- **DATA EXTRACT**
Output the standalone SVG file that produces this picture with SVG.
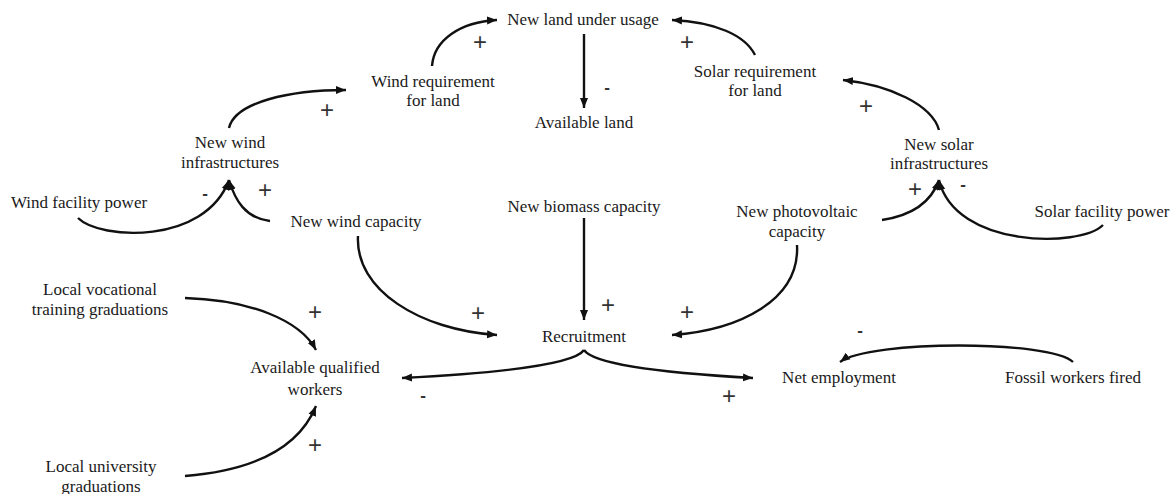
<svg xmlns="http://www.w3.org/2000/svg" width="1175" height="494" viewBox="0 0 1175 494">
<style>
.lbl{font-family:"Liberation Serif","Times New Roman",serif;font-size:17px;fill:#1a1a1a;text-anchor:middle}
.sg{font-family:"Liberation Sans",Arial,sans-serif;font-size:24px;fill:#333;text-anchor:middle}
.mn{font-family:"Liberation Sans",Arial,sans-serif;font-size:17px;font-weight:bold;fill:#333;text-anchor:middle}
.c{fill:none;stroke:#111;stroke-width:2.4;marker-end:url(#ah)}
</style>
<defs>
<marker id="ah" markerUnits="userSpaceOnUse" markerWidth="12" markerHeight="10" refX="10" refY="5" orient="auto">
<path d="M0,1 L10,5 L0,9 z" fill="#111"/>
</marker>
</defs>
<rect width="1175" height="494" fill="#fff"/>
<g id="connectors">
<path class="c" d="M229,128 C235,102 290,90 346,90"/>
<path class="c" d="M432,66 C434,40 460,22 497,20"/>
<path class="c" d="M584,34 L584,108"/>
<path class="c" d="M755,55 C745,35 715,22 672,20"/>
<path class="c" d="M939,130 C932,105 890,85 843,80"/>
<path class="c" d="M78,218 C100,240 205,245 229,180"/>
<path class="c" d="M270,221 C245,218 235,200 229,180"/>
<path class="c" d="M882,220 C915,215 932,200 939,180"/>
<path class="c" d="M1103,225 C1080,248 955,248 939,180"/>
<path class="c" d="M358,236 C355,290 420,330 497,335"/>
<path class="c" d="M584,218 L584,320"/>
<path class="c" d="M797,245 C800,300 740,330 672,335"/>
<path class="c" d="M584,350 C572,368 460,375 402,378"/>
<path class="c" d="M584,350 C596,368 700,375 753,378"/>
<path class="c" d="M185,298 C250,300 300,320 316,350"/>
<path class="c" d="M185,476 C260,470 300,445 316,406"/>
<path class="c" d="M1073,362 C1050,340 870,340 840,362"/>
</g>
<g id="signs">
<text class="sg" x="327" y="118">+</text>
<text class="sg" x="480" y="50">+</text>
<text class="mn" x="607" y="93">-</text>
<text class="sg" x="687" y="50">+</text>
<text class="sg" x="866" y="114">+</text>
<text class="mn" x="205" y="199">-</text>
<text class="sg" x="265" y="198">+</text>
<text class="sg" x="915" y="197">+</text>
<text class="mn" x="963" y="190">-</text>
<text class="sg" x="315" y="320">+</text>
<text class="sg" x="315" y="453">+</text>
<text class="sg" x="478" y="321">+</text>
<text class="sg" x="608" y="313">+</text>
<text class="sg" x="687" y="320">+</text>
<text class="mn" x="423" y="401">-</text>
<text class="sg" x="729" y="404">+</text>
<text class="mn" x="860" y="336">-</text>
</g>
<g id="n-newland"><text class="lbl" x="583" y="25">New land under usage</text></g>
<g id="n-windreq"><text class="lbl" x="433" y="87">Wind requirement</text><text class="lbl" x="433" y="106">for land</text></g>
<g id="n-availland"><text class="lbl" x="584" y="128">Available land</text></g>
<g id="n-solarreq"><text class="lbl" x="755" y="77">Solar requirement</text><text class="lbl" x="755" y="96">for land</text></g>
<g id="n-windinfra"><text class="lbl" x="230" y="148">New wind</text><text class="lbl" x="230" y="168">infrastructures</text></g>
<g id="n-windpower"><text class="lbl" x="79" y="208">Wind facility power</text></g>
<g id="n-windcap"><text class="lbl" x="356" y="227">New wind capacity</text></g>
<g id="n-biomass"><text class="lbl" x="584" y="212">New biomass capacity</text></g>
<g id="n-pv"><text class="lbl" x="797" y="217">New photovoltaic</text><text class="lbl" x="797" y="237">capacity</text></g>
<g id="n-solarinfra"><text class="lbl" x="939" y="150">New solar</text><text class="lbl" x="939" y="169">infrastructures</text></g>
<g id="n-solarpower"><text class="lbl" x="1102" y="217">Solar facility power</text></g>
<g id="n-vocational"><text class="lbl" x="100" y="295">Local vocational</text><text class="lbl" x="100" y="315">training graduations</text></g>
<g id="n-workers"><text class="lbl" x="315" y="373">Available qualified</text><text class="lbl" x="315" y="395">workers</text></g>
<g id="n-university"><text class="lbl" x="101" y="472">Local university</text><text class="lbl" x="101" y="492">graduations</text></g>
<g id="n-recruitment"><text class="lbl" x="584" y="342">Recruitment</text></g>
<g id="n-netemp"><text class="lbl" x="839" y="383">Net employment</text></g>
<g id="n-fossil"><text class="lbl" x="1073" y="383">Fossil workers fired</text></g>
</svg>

* * *

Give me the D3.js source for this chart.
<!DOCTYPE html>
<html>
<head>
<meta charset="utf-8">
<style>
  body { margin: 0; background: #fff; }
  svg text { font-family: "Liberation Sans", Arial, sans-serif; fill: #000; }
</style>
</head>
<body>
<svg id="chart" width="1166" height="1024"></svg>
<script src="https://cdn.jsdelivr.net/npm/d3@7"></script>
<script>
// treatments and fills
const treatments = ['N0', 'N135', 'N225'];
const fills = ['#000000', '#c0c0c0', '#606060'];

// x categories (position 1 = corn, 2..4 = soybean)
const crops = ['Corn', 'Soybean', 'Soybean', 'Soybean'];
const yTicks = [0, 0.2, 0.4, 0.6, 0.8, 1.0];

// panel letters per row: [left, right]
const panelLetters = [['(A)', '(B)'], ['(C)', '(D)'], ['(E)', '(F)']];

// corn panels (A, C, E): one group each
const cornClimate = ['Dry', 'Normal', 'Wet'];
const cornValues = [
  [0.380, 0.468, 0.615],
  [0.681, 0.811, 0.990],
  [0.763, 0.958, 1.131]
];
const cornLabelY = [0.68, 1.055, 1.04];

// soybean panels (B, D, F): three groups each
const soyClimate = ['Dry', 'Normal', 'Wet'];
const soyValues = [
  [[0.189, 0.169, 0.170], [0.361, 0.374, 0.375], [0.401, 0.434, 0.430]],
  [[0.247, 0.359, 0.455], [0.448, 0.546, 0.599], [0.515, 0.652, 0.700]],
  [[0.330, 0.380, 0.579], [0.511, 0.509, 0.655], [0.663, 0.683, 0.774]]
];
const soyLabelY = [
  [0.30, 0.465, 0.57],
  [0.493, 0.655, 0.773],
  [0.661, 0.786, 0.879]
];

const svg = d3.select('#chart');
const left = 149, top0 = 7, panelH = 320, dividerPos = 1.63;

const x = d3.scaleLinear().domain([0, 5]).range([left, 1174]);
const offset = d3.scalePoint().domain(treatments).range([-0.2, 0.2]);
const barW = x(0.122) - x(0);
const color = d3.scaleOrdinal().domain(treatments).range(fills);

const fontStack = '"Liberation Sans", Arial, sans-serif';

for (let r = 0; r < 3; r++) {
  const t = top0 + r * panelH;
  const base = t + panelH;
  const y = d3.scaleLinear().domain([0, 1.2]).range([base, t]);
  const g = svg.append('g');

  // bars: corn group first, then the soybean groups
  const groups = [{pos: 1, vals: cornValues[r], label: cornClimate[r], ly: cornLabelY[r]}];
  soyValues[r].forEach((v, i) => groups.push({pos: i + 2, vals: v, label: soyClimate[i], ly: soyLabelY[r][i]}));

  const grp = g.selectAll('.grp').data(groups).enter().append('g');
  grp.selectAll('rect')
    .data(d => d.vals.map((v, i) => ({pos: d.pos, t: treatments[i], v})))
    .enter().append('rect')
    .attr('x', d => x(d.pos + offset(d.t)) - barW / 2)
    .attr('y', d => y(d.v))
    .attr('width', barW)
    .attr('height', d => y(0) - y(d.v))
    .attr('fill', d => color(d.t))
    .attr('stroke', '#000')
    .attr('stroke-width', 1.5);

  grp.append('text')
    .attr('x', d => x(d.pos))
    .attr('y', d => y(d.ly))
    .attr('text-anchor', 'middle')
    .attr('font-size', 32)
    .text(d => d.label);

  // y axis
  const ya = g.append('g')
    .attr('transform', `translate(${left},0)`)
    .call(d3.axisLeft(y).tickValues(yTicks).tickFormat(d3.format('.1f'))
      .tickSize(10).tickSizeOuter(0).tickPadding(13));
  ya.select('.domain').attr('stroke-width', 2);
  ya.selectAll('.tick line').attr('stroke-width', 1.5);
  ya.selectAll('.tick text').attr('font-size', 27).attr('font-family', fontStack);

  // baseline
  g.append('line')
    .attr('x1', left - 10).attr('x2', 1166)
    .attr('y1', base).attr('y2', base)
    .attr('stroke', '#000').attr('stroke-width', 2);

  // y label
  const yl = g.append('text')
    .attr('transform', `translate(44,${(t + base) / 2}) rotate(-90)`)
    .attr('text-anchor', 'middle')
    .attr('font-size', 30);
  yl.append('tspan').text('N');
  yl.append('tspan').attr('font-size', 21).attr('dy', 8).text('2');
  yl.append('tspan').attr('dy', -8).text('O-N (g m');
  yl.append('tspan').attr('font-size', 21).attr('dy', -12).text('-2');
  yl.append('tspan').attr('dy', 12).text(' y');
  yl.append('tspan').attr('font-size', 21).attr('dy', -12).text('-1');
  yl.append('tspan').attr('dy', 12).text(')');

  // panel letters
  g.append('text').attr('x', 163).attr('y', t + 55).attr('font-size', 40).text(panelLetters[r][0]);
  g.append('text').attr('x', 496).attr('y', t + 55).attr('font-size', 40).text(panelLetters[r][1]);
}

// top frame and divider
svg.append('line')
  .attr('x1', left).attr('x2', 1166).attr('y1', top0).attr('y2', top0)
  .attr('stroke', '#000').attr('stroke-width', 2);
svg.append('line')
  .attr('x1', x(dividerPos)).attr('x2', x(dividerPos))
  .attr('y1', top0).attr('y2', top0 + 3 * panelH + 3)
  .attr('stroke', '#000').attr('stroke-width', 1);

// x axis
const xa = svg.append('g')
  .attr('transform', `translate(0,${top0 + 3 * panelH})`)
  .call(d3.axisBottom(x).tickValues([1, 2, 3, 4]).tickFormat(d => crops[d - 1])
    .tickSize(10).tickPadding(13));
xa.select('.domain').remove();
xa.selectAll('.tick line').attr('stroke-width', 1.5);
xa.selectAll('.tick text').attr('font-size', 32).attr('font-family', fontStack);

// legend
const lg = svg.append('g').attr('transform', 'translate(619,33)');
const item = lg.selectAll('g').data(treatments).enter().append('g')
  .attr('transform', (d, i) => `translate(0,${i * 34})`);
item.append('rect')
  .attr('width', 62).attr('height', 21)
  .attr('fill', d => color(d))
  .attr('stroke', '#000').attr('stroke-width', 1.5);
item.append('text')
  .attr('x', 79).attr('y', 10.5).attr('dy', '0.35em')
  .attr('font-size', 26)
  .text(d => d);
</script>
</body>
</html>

* * *

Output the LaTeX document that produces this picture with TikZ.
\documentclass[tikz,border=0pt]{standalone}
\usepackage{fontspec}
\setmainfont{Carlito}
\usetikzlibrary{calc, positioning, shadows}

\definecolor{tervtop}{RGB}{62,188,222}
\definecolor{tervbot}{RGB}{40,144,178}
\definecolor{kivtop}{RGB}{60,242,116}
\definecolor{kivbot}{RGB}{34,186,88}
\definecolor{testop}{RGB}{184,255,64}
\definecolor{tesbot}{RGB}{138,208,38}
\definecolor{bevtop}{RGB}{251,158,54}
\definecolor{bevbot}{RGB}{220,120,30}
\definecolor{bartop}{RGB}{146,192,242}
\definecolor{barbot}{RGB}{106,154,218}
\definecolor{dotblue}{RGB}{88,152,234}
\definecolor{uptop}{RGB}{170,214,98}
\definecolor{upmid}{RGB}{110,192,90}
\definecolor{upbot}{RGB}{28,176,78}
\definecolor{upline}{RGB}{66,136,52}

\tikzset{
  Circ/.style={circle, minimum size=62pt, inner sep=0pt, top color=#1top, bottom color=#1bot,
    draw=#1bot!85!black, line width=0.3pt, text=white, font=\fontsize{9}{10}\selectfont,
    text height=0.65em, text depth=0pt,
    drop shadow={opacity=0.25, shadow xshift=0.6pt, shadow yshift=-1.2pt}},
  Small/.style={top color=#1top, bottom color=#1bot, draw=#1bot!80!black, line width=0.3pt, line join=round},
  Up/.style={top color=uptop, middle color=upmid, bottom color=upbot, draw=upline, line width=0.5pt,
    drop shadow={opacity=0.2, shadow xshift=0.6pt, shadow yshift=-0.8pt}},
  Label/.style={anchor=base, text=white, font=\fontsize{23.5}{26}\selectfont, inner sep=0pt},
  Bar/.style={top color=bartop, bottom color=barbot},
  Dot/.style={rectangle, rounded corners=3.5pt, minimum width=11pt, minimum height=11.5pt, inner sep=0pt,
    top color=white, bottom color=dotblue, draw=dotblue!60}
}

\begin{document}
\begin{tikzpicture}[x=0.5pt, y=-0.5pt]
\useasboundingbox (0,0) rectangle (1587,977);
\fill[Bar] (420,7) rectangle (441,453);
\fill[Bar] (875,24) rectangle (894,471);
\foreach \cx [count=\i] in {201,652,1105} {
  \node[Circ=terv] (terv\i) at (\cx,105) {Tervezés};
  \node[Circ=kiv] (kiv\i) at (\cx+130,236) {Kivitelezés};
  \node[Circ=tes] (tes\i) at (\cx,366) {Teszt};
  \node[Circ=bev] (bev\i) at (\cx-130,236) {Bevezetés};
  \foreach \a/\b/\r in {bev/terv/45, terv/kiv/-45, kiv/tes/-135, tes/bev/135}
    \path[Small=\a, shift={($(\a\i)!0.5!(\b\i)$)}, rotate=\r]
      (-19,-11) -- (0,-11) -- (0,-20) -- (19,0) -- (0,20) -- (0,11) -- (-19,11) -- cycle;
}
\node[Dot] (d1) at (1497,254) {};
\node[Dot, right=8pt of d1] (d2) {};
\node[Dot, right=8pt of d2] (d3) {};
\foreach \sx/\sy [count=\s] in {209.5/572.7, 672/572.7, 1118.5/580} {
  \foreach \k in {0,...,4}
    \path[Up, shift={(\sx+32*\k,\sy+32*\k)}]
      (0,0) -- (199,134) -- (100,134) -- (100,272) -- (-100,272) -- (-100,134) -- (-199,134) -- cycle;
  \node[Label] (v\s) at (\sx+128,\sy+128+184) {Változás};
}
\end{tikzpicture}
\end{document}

- **TASK GOAL**
Look through the material above. Copy each line where the word "with" appears.

- **WRITTEN RESPONSE**
Output the standalone SVG file that produces this picture with SVG.
Output the LaTeX document that produces this picture with TikZ.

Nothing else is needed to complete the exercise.